## Task description:
Repeat the data below exactly, dropping any pictures it holds.

## Data segment:
====

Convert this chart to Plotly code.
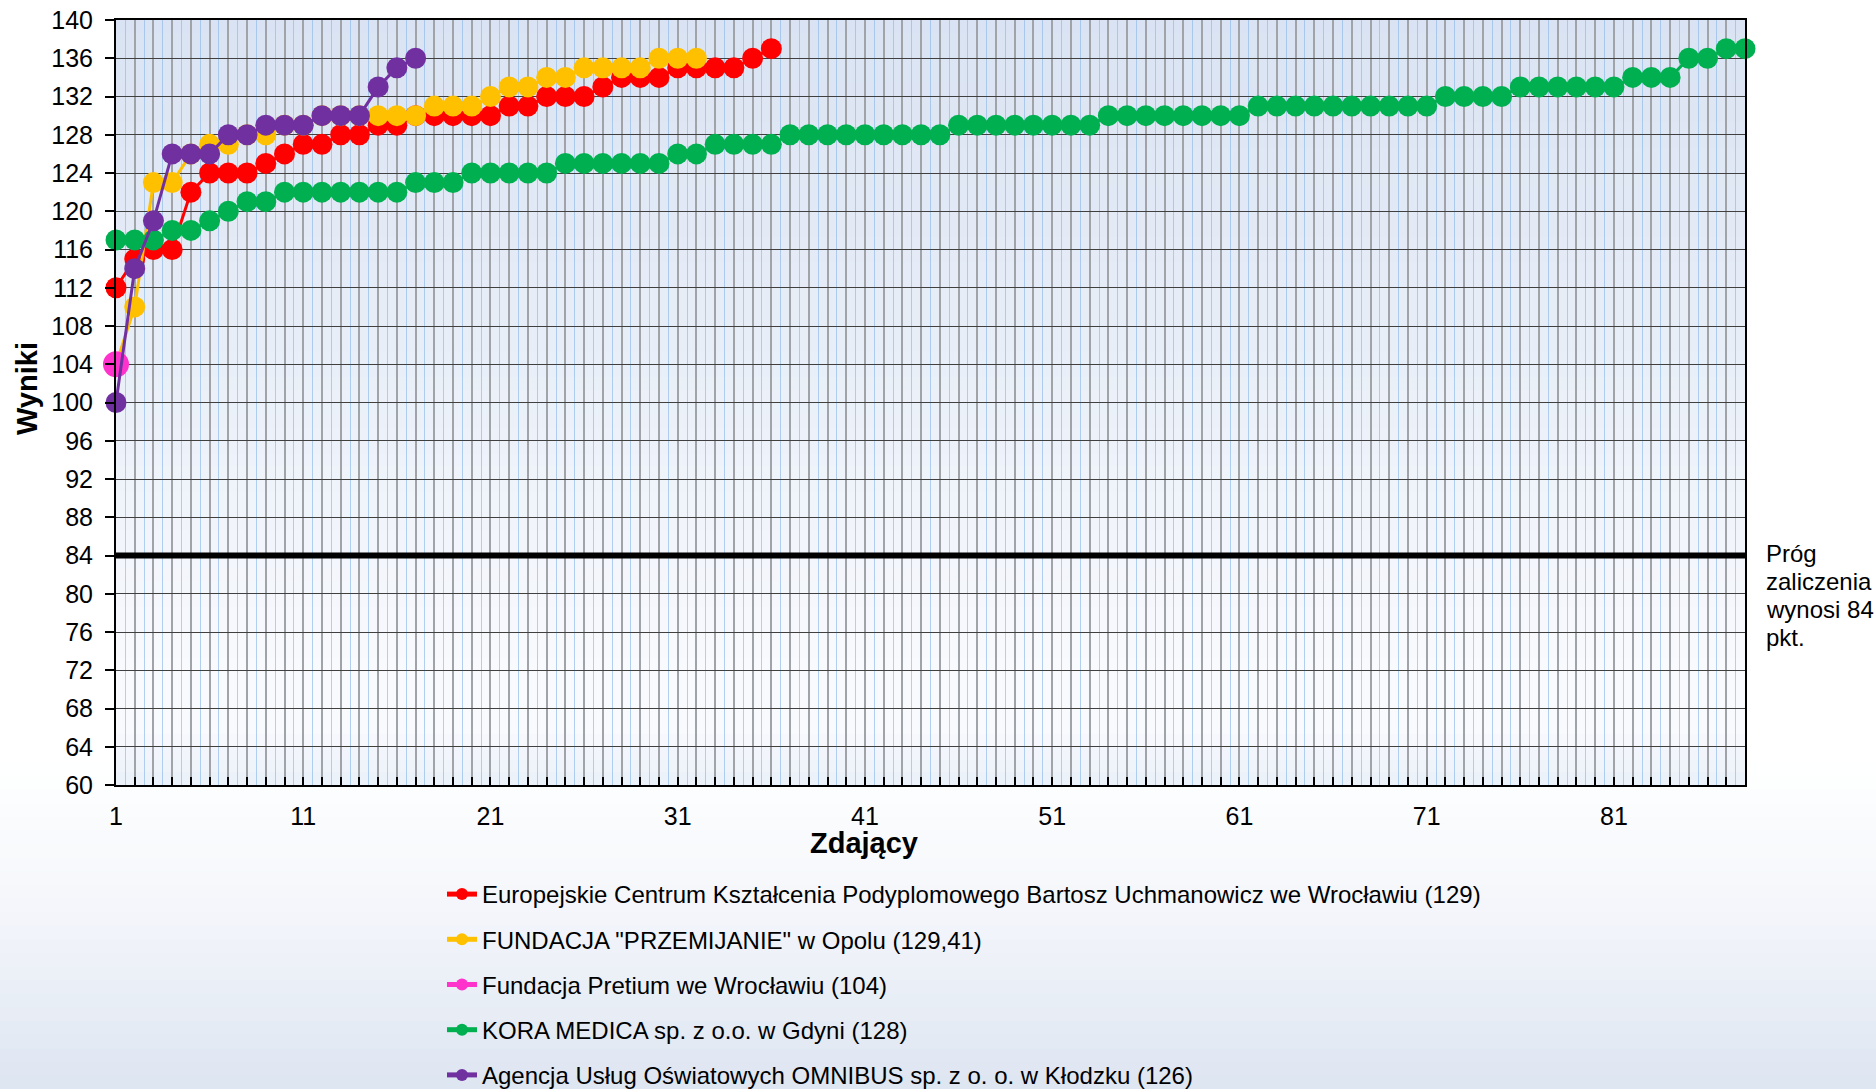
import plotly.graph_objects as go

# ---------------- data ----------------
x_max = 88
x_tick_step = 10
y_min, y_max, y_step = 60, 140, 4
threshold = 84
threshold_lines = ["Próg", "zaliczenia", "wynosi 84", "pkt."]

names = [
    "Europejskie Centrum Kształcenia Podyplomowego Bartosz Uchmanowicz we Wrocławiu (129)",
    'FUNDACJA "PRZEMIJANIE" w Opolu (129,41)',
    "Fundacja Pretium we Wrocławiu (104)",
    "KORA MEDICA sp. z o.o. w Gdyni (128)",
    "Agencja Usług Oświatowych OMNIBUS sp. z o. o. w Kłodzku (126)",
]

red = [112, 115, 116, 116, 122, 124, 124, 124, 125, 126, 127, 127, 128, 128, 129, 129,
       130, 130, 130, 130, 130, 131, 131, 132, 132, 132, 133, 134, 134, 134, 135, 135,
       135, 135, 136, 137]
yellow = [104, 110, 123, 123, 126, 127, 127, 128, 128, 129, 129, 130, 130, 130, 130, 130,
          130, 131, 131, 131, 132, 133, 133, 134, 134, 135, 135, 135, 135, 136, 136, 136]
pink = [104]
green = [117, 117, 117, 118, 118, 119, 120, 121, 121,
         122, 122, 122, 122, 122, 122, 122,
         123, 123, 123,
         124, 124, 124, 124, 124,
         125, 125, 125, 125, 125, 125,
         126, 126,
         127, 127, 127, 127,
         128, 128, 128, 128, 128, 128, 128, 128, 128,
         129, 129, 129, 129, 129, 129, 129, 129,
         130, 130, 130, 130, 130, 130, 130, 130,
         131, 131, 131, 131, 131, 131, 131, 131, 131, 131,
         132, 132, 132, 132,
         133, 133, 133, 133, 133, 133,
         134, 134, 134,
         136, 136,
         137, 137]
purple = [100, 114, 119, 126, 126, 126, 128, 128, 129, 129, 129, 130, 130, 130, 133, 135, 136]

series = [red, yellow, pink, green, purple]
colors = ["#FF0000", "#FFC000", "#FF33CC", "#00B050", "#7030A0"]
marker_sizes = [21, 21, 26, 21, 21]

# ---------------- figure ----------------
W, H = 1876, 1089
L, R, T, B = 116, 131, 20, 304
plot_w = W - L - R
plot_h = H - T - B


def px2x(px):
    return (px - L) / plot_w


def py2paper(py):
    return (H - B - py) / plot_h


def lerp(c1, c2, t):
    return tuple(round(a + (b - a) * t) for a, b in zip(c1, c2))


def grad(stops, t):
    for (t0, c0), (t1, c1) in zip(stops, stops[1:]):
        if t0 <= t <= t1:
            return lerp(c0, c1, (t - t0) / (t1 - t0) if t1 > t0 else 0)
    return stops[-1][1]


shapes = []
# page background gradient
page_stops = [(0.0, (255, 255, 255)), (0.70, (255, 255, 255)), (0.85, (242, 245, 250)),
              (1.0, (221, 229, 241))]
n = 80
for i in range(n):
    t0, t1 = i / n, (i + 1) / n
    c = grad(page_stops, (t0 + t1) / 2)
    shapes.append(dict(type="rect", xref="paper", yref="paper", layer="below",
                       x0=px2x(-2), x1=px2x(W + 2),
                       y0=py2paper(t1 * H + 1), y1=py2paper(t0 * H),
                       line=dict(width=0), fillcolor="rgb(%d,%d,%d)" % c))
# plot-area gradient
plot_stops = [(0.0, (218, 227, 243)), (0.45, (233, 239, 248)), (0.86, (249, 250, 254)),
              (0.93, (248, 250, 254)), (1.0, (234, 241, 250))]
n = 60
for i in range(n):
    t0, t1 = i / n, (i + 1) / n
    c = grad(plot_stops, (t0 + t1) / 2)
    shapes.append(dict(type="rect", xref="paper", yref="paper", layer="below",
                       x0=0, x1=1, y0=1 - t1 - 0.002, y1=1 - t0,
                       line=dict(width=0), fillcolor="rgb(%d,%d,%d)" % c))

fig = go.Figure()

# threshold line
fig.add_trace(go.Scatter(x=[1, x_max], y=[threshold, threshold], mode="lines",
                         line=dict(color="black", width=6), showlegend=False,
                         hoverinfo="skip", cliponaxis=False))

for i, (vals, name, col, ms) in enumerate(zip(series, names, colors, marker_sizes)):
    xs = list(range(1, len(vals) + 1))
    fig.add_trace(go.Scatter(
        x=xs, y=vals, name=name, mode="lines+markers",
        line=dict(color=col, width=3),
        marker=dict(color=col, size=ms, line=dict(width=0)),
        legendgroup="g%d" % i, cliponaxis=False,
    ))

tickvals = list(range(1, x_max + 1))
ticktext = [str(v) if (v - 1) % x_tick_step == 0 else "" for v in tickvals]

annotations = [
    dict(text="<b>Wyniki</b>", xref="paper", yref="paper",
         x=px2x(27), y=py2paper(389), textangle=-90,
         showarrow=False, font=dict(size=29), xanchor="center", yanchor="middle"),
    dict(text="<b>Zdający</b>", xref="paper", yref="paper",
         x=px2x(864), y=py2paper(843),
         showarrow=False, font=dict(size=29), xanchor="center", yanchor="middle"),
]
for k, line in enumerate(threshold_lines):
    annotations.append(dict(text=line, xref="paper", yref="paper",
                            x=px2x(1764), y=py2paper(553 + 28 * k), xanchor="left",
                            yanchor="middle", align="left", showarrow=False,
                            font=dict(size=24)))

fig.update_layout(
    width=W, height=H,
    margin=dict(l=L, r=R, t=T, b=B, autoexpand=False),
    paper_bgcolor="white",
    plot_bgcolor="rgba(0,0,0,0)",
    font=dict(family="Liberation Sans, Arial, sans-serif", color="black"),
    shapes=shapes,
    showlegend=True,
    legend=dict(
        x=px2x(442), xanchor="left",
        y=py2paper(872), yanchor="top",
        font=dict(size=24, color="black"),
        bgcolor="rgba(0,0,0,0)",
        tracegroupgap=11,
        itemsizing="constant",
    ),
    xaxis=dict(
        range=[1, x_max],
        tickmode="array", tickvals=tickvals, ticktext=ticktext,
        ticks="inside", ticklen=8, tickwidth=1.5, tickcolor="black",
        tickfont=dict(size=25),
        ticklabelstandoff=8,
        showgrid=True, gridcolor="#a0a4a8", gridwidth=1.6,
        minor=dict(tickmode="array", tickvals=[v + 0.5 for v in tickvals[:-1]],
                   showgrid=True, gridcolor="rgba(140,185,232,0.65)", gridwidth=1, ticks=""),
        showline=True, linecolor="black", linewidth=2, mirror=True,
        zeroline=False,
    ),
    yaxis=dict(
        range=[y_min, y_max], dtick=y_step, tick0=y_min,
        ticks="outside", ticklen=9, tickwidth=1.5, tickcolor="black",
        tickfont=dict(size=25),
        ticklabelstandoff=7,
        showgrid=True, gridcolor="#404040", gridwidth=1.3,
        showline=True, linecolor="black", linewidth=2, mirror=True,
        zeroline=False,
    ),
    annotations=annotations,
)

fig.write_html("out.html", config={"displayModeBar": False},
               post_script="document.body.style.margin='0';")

====

## Exercise answer:
Convert this chart to Plotly code.
import plotly.graph_objects as go

# ---------------- data ----------------
x_max = 88
x_tick_step = 10
y_min, y_max, y_step = 60, 140, 4
threshold = 84
threshold_lines = ["Próg", "zaliczenia", "wynosi 84", "pkt."]

names = [
    "Europejskie Centrum Kształcenia Podyplomowego Bartosz Uchmanowicz we Wrocławiu (129)",
    'FUNDACJA "PRZEMIJANIE" w Opolu (129,41)',
    "Fundacja Pretium we Wrocławiu (104)",
    "KORA MEDICA sp. z o.o. w Gdyni (128)",
    "Agencja Usług Oświatowych OMNIBUS sp. z o. o. w Kłodzku (126)",
]

red = [112, 115, 116, 116, 122, 124, 124, 124, 125, 126, 127, 127, 128, 128, 129, 129,
       130, 130, 130, 130, 130, 131, 131, 132, 132, 132, 133, 134, 134, 134, 135, 135,
       135, 135, 136, 137]
yellow = [104, 110, 123, 123, 126, 127, 127, 128, 128, 129, 129, 130, 130, 130, 130, 130,
          130, 131, 131, 131, 132, 133, 133, 134, 134, 135, 135, 135, 135, 136, 136, 136]
pink = [104]
green = [117, 117, 117, 118, 118, 119, 120, 121, 121,
         122, 122, 122, 122, 122, 122, 122,
         123, 123, 123,
         124, 124, 124, 124, 124,
         125, 125, 125, 125, 125, 125,
         126, 126,
         127, 127, 127, 127,
         128, 128, 128, 128, 128, 128, 128, 128, 128,
         129, 129, 129, 129, 129, 129, 129, 129,
         130, 130, 130, 130, 130, 130, 130, 130,
         131, 131, 131, 131, 131, 131, 131, 131, 131, 131,
         132, 132, 132, 132,
         133, 133, 133, 133, 133, 133,
         134, 134, 134,
         136, 136,
         137, 137]
purple = [100, 114, 119, 126, 126, 126, 128, 128, 129, 129, 129, 130, 130, 130, 133, 135, 136]

series = [red, yellow, pink, green, purple]
colors = ["#FF0000", "#FFC000", "#FF33CC", "#00B050", "#7030A0"]
marker_sizes = [21, 21, 26, 21, 21]

# ---------------- figure ----------------
W, H = 1876, 1089
L, R, T, B = 116, 131, 20, 304
plot_w = W - L - R
plot_h = H - T - B


def px2x(px):
    return (px - L) / plot_w


def py2paper(py):
    return (H - B - py) / plot_h


def lerp(c1, c2, t):
    return tuple(round(a + (b - a) * t) for a, b in zip(c1, c2))


def grad(stops, t):
    for (t0, c0), (t1, c1) in zip(stops, stops[1:]):
        if t0 <= t <= t1:
            return lerp(c0, c1, (t - t0) / (t1 - t0) if t1 > t0 else 0)
    return stops[-1][1]


shapes = []
# page background gradient
page_stops = [(0.0, (255, 255, 255)), (0.70, (255, 255, 255)), (0.85, (242, 245, 250)),
              (1.0, (221, 229, 241))]
n = 80
for i in range(n):
    t0, t1 = i / n, (i + 1) / n
    c = grad(page_stops, (t0 + t1) / 2)
    shapes.append(dict(type="rect", xref="paper", yref="paper", layer="below",
                       x0=px2x(-2), x1=px2x(W + 2),
                       y0=py2paper(t1 * H + 1), y1=py2paper(t0 * H),
                       line=dict(width=0), fillcolor="rgb(%d,%d,%d)" % c))
# plot-area gradient
plot_stops = [(0.0, (218, 227, 243)), (0.45, (233, 239, 248)), (0.86, (249, 250, 254)),
              (0.93, (248, 250, 254)), (1.0, (234, 241, 250))]
n = 60
for i in range(n):
    t0, t1 = i / n, (i + 1) / n
    c = grad(plot_stops, (t0 + t1) / 2)
    shapes.append(dict(type="rect", xref="paper", yref="paper", layer="below",
                       x0=0, x1=1, y0=1 - t1 - 0.002, y1=1 - t0,
                       line=dict(width=0), fillcolor="rgb(%d,%d,%d)" % c))

fig = go.Figure()

# threshold line
fig.add_trace(go.Scatter(x=[1, x_max], y=[threshold, threshold], mode="lines",
                         line=dict(color="black", width=6), showlegend=False,
                         hoverinfo="skip", cliponaxis=False))

for i, (vals, name, col, ms) in enumerate(zip(series, names, colors, marker_sizes)):
    xs = list(range(1, len(vals) + 1))
    fig.add_trace(go.Scatter(
        x=xs, y=vals, name=name, mode="lines+markers",
        line=dict(color=col, width=3),
        marker=dict(color=col, size=ms, line=dict(width=0)),
        legendgroup="g%d" % i, cliponaxis=False,
    ))

tickvals = list(range(1, x_max + 1))
ticktext = [str(v) if (v - 1) % x_tick_step == 0 else "" for v in tickvals]

annotations = [
    dict(text="<b>Wyniki</b>", xref="paper", yref="paper",
         x=px2x(27), y=py2paper(389), textangle=-90,
         showarrow=False, font=dict(size=29), xanchor="center", yanchor="middle"),
    dict(text="<b>Zdający</b>", xref="paper", yref="paper",
         x=px2x(864), y=py2paper(843),
         showarrow=False, font=dict(size=29), xanchor="center", yanchor="middle"),
]
for k, line in enumerate(threshold_lines):
    annotations.append(dict(text=line, xref="paper", yref="paper",
                            x=px2x(1764), y=py2paper(553 + 28 * k), xanchor="left",
                            yanchor="middle", align="left", showarrow=False,
                            font=dict(size=24)))

fig.update_layout(
    width=W, height=H,
    margin=dict(l=L, r=R, t=T, b=B, autoexpand=False),
    paper_bgcolor="white",
    plot_bgcolor="rgba(0,0,0,0)",
    font=dict(family="Liberation Sans, Arial, sans-serif", color="black"),
    shapes=shapes,
    showlegend=True,
    legend=dict(
        x=px2x(442), xanchor="left",
        y=py2paper(872), yanchor="top",
        font=dict(size=24, color="black"),
        bgcolor="rgba(0,0,0,0)",
        tracegroupgap=11,
        itemsizing="constant",
    ),
    xaxis=dict(
        range=[1, x_max],
        tickmode="array", tickvals=tickvals, ticktext=ticktext,
        ticks="inside", ticklen=8, tickwidth=1.5, tickcolor="black",
        tickfont=dict(size=25),
        ticklabelstandoff=8,
        showgrid=True, gridcolor="#a0a4a8", gridwidth=1.6,
        minor=dict(tickmode="array", tickvals=[v + 0.5 for v in tickvals[:-1]],
                   showgrid=True, gridcolor="rgba(140,185,232,0.65)", gridwidth=1, ticks=""),
        showline=True, linecolor="black", linewidth=2, mirror=True,
        zeroline=False,
    ),
    yaxis=dict(
        range=[y_min, y_max], dtick=y_step, tick0=y_min,
        ticks="outside", ticklen=9, tickwidth=1.5, tickcolor="black",
        tickfont=dict(size=25),
        ticklabelstandoff=7,
        showgrid=True, gridcolor="#404040", gridwidth=1.3,
        showline=True, linecolor="black", linewidth=2, mirror=True,
        zeroline=False,
    ),
    annotations=annotations,
)

fig.write_html("out.html", config={"displayModeBar": False},
               post_script="document.body.style.margin='0';")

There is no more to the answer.